Les ordres du mal : nonne ibérique en panique
Préquelle de Veronica, Les ordres du mal exploite l’imagerie du film de couvent avec son lot de clichés et de vision sacrilèges.
Moins connu à l’international que son comparse Jaume Balaguero, avec qui il s’est associé tout au long de la saga [REC], le réalisateur espagnol Paco Plaza s’est pourtant construit une solide filmographie dans son genre de prédilection qu’est l’horreur. L’un de ses succès les plus inattendus se trouve être Veronica, film de possession efficace sorti en 2017 qui a acquis une grosse réputation virale lors de la sortie sur Netflix, les jeunes générations perdant visiblement leurs moyens devant une bande trop flippante pour eux (les pauvres petits). De quoi donner des idées aux producteurs et à son auteur, qui après un Abuela d’excellente facture, a voulu explorer de nouveau l’univers de Veronica en consacrant un film à la jeunesse de l’un de ses personnages secondaires, la bonne sœur aveugle Muerte. Autant être clairs : Les Ordres du Mal (Hermana Muerte en VO) peut être compris de A à Z sans avoir besoin d’être familier avec Veronica, le lien entre les deux longs-métrages n’étant établi que lors d’une courte scène déconnectée du reste. Et pour cause : Plaza investit ici une époque et un genre différent, le film de couvent fantastique, avec qui plus est une approche visuelle bien particulière.
Les mystères du couvent
S’ouvrant sur des images tremblantes en noir et blanc de ferveur religieuse dans un village paysan, Les ordres du mal déroule l’histoire des jeunes années de Narcisa (Aria Bedmar), une fille vénérée par sa communauté lorsqu’elle était enfant, car elle avait des visions de la Vierge. Dans l’Espagne d’après-guerre, elle est envoyée dans un couvent portant les stigmates des exactions commises par les fascistes, transformé en école et en orphelinat. Narcisa, sur le point d’être nonne, doit également devenir enseignante et commence son dur apprentissage. Mais des événements et bruits étranges perturbent ses nuits. Certains objets se déplacent, un jeu du pendu apparaît sur les murs, sa porte claque sans raison… Les enfants semblent savoir qu’une force surnaturelle habite les lieux. Les pouvoirs de Narcisa en font une « proie » toute trouvée pour révéler les secrets liés au passé du couvent…

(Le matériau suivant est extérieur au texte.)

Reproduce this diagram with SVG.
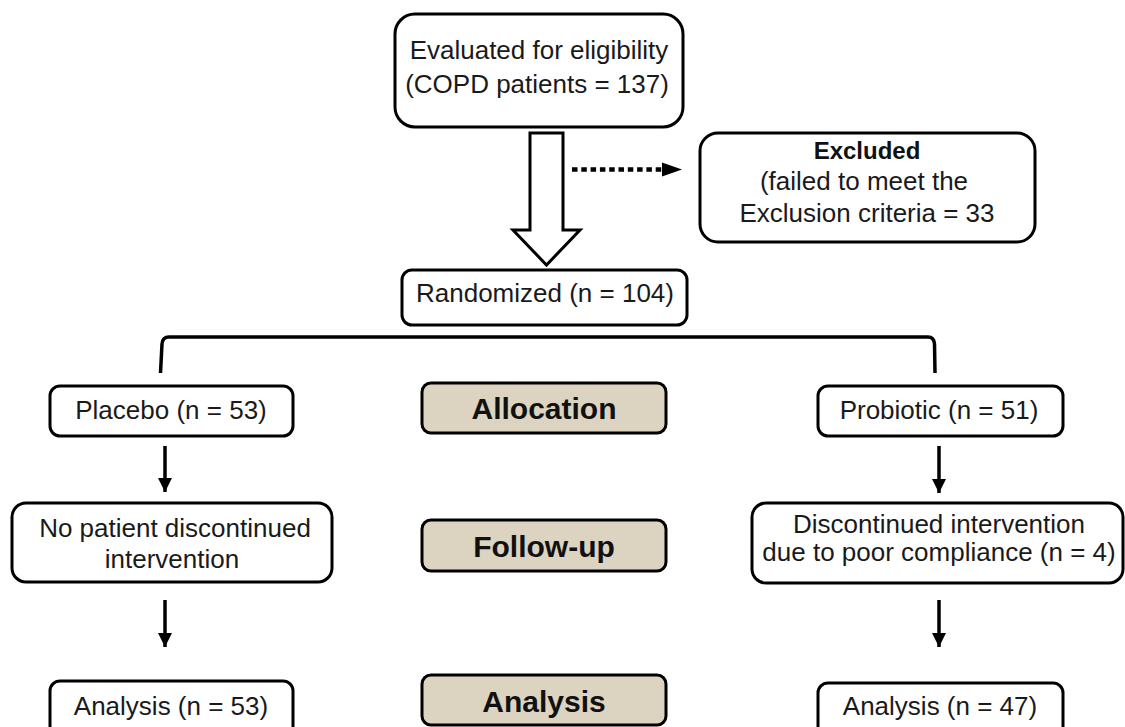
<svg xmlns="http://www.w3.org/2000/svg" width="1125" height="727" viewBox="0 0 1125 727">
<style>
.box{fill:#fff;stroke:#000;stroke-width:3}
.stage{fill:#dcd4c1;stroke:#000;stroke-width:3}
.t{font-family:"Liberation Sans",Arial,sans-serif;font-size:26px;fill:#1a1a1a;text-anchor:middle}
.b{font-family:"Liberation Sans",Arial,sans-serif;font-weight:bold;fill:#111;text-anchor:middle}
.ln{stroke:#000;stroke-width:3.5;fill:none}
</style>
<defs>
<marker id="ah" viewBox="0 0 10 10" refX="10" refY="5" markerWidth="4" markerHeight="4" markerUnits="strokeWidth" orient="auto">
<path d="M0,0 L10,5 L0,10 z" fill="#000"/>
</marker>
</defs>
<rect width="1125" height="727" fill="#fff"/>
<g id="connectors">
<polygon points="530,133 563,133 563,230 580,230 546.5,265 513,230 530,230" fill="#fff" stroke="#000" stroke-width="3" stroke-linejoin="miter"/>
<line x1="572" y1="169.5" x2="663" y2="169.5" stroke="#000" stroke-width="4.5" stroke-dasharray="5.5 3.8"/>
<polygon points="662,162.5 682,169.5 662,176.5" fill="#000"/>
<path d="M160.5,373 L162,344 Q162.5,337 169,337 L928,337 Q934,337 934.5,344 L935,373" class="ln" stroke-width="3"/>
<line x1="165" y1="446" x2="165" y2="492" class="ln" marker-end="url(#ah)"/>
<line x1="165" y1="600" x2="165" y2="647" class="ln" marker-end="url(#ah)"/>
<line x1="939" y1="446" x2="939" y2="493" class="ln" marker-end="url(#ah)"/>
<line x1="939" y1="600" x2="939" y2="647" class="ln" marker-end="url(#ah)"/>
</g>
<g id="evaluated">
<rect class="box" x="395" y="14" width="288" height="113" rx="20"/>
<text class="t" x="539" y="59">Evaluated for eligibility</text>
<text class="t" x="537" y="93">(COPD patients = 137)</text>
</g>
<g id="excluded">
<rect class="box" x="700" y="133" width="335" height="109" rx="18"/>
<text class="b" x="867" y="159" font-size="24">Excluded</text>
<text class="t" x="864" y="190">(failed to meet the</text>
<text class="t" x="867" y="222">Exclusion criteria = 33</text>
</g>
<g id="randomized">
<rect class="box" x="402" y="270" width="285" height="55" rx="10"/>
<text class="t" x="545" y="302">Randomized (n = 104)</text>
</g>
<g id="placebo">
<rect class="box" x="50" y="386" width="243" height="50" rx="10"/>
<text class="t" x="171" y="419">Placebo (n = 53)</text>
</g>
<g id="allocation">
<rect class="stage" x="422" y="383" width="244" height="50" rx="9"/>
<text class="b" x="544" y="419" font-size="30">Allocation</text>
</g>
<g id="probiotic">
<rect class="box" x="818" y="386" width="245" height="50" rx="10"/>
<text class="t" x="939" y="419">Probiotic (n = 51)</text>
</g>
<g id="no-discontinued">
<rect class="box" x="12" y="503" width="320" height="79" rx="14"/>
<text class="t" x="175" y="537">No patient discontinued</text>
<text class="t" x="172" y="568">intervention</text>
</g>
<g id="followup">
<rect class="stage" x="422" y="520" width="244" height="51" rx="9"/>
<text class="b" x="544" y="557" font-size="30">Follow-up</text>
</g>
<g id="discontinued">
<rect class="box" x="752" y="503" width="371" height="80" rx="14"/>
<text class="t" x="939" y="533">Discontinued intervention</text>
<text class="t" x="939" y="561">due to poor compliance (n = 4)</text>
</g>
<g id="analysis-placebo">
<rect class="box" x="50" y="681" width="243" height="60" rx="10"/>
<text class="t" x="171" y="715">Analysis (n = 53)</text>
</g>
<g id="analysis">
<rect class="stage" x="422" y="675" width="244" height="50" rx="9"/>
<text class="b" x="544" y="712" font-size="30">Analysis</text>
</g>
<g id="analysis-probiotic">
<rect class="box" x="818" y="683" width="245" height="60" rx="10"/>
<text class="t" x="940" y="715">Analysis (n = 47)</text>
</g>
</svg>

« Paco Plaza a concocté un film qui impressionne moins par l’originalité de son script que par la rigueur de son approche visuelle. »
À l’heure où Hollywood abreuve les fans de frissons faciles de films de fantômes paresseux et quasi-prosélytes sur le combat religieux entre le Bien et le Mal (voir La proie du diable, L’exorciste : Dévotion ou surtout La Nonne et sa suite, ainsi que tous les rejetons du « Conjuringverse »), Les ordres du mal fait figure de cousin rugueux et plus trouble. Puisant son inspiration dans des classiques aussi divers que Le Narcisse noir, L’échine du diable et L’orphelinat, Plaza a concocté un film qui impressionne moins par l’originalité de son script (quiconque a vu le bijou de Guillermo Del Toro notamment saura où cette version féminine mènera) que par la rigueur de son approche visuelle.
Tourné au format 1 : 44, Les ordres du mal se déploie dans des décors dépouillés et immédiatement évocateurs. Le cinéaste tire parti de son cadrage oppressant (il n’est pas interdit de tisser un lien plastique avec le rigoriste First Reformed de Paul Schrader) pour composer des scènes aussi simples que frappantes, qui jouent avec le détournement des symboles catholiques lors de séquences de cauchemar pas si gratuites qu’elles n’y paraissent (le voile qui étouffe soudainement, le chapelet transformé en billes de sang, la relique sacrée qui prend la forme d’une horrible main coupée). Le script renvoie dos à dos joug militaire et oppression religieuse, ce qui ne l’empêche pas de maintenir une aura de mystère autour de son héroïne. Les révélations en flash-back autour du couvent lui-même sont plus maladroites et convenues, se résumant à pointer du doigt quelques brebis galeuses sans aller au bout du propos. Elles tirent vers le conventionnel un film qui entre deux jump-scares de bon aloi, semblait pourtant parti pour ne rien céder aux codes du film de flippe pour plateforme en mal de programmes d’Halloween. Preuve que Plaza demeure un modeste et soucieux artisan du genre, plutôt qu’un faiseur sans âme.